2は単純に時間短縮で働けば良いのか?というお話。組織ですから下のスタッフを育てる必要もあるわけで、それには時間が掛かりますと。一方で、時間と成果物だけで評価されることなれば、下のスタッフを酷使するハイパフォーマーが評価されることは必至。次第に組織が疲弊するのではないかなぁという疑問です。これは、P&Gのように上位者は下のスタッフの仕事によって評価されるといった評価制度が必要になるのではないでしょうか。
3は究極なのですが、自分が仕事を標準化すると、誰でもその仕事ができるようになって、結局自分がクビになってしまう可能性が高まるということ。組織の効率化に貢献した場合にはちゃんと報いられる文化がないと、がんばり損になってしまう。これには、組織なり転職市場なりが効率化を評価する環境が必要です。
第一ピンは何か
結論としては、競争原理の導入や評価制度を変えれば良いだけではなくて、社会の意識が効率化を重んじて、豊かに時間を過ごしましょうという方向に向かわないと難しく、やっぱり問題は根深いね、という感覚を受けました。
でも、それでは何も変わりません。では何を一番最初にするべきなのかと考えると、雇用の流動化なのでしょう。もっと転職が一般的になればいい。
雇用の流動化は勝間氏の主張する競争原理や、内田氏の主張するスキルを意識する働き方を促します。すると、自分の働き方の費用対効果を考えざるを得ない。
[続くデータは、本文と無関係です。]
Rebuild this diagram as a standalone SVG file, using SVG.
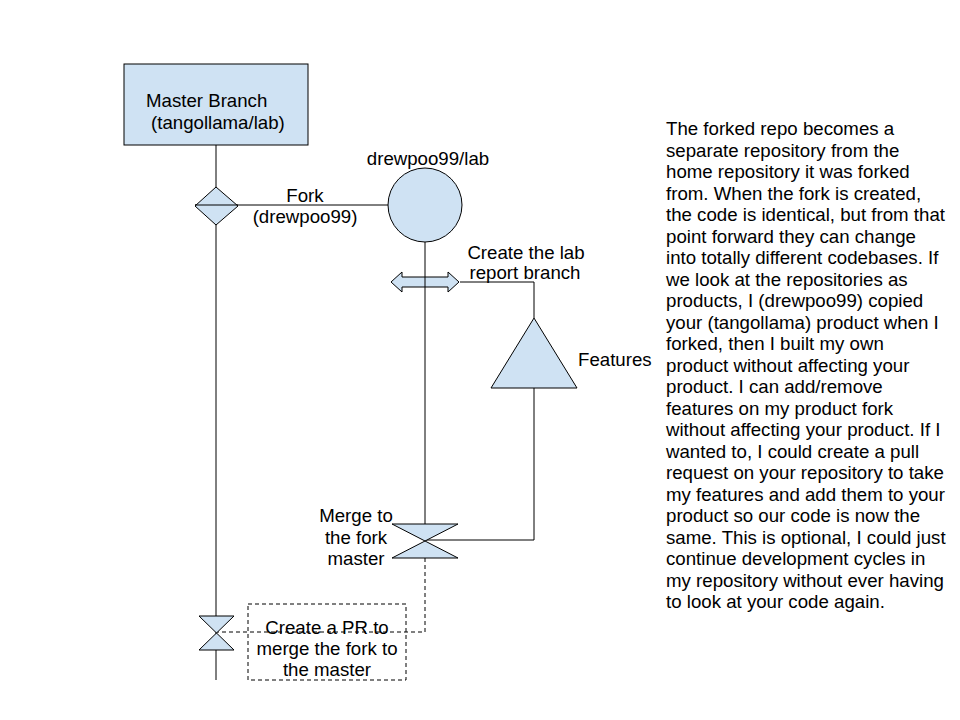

次第に生産性は上がるだろうという考え方です。
一方、従業員の意識を短期志向に向かわせるものであるという点もあり、行き過ぎた流動化は長期的な組織の発展を妨げます。
ですが、それでも効率性を問題にする限り、雇用の流動化は避けて通れないものだと思います。今の長時間労働の解決のためにも、非雇用者の労働参画のためにも、もっと仕事は細かく分類されていくべきで、それに対処できる人が適所に配置されるのが良いはずです。
世界各国の幸福度は、平均的には30代を底にしたU字型を描くのに対し、日本の幸福度は生涯ずっと下がり続けるという調査結果もあるそうです。
もっともっと皆が幸せに働ける国にしたい。そう感じた今回のディスカッションでした。